5.) If it's particularly freezing, Vander Poel will open it's doors to lost, cold, Enterprise students by announcing that it's lounge is free in the most secretive way possible, thus ensuring that no one will actually come. If you are one of the lucky people in the back of the mob to hear the announcement, you can hang out there, with the seven other people who heard, and check the window every five seconds to see if people are filing back in. 

Then, of course, there's the ever popular, 

6.) Stand around awkwardly by yourself, occasionally playing with your phone, wondering why fate has seen fit to force you outside in the middle of an evening's Hulu viewing, and didn't even have courtesy to warn you beforehand. 

As for me, I chose a skilled combination of options 2 and 6. I started in Dutch Treats, bought some milk for tea, and and then returned to the courtyard outside Enterprise to stand around checking Facebook on my phone. By the time I had come from Dutch, the social groups had already been established and it was too late to attempt to find one to crash. 

Eventually, they have to let you all back inside. There is a great migration towards the door that you will suddenly instinctively be aware of, even if you're not looking in the general direction of the mob, and everyone will file forward blindly. The crowd moves as one, like molasses, slowly oozing its way into the building towards the elevators. The elevators, of course, will not work properly, and the flow of student traffic will come to an abrupt and confusing halt while everyone waits for the elevators to cope with their issues. 
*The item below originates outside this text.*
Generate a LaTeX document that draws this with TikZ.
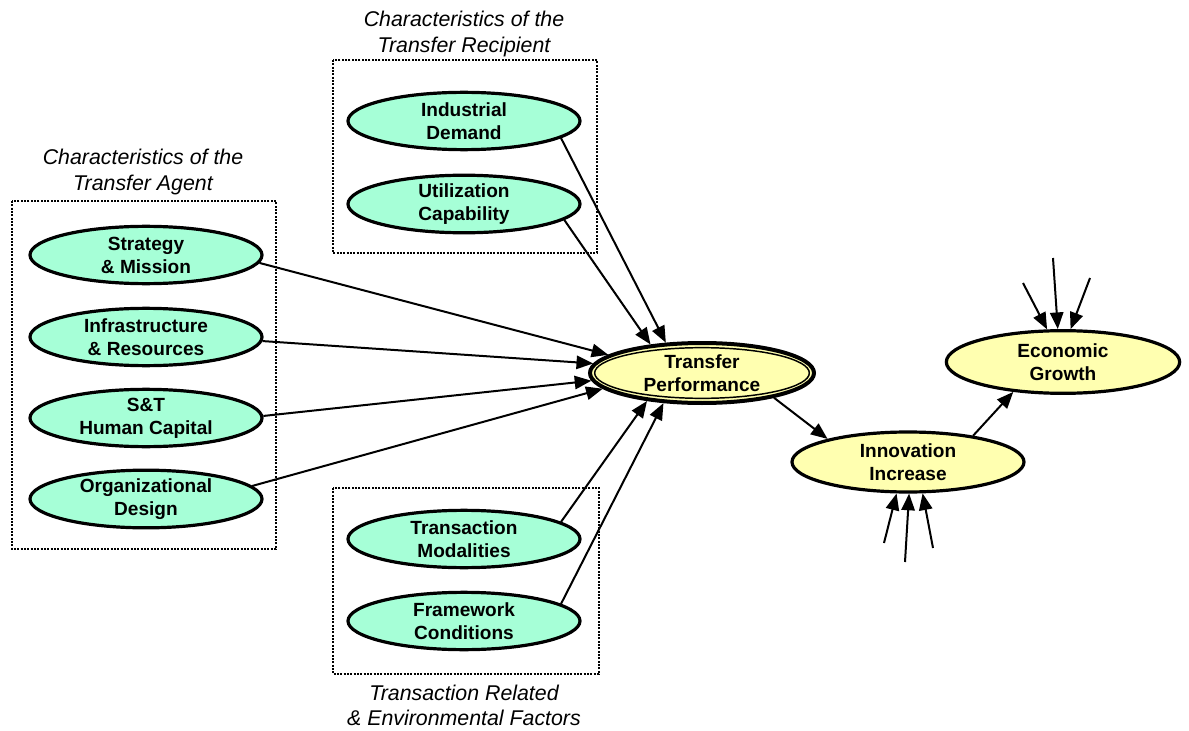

Luckily, I live on the first floor, so I just took the stairs. I put my milk in the refrigerator, turned my Roku back on, and returned to watching Rod Serling teach me about humanity through the use of elegant, science fiction parables. I could almost forget I had just been forced to stand around outside for no particular reason. 

So Enterprise is very much the same as it was when I last lived here, to the point where it's a little surreal. So much has happened since then. A part of me feels like if I take a stroll up to the eighth floor, I could find myself and let her know what's ahead. She'd probably just ask me why my hair looks so thin.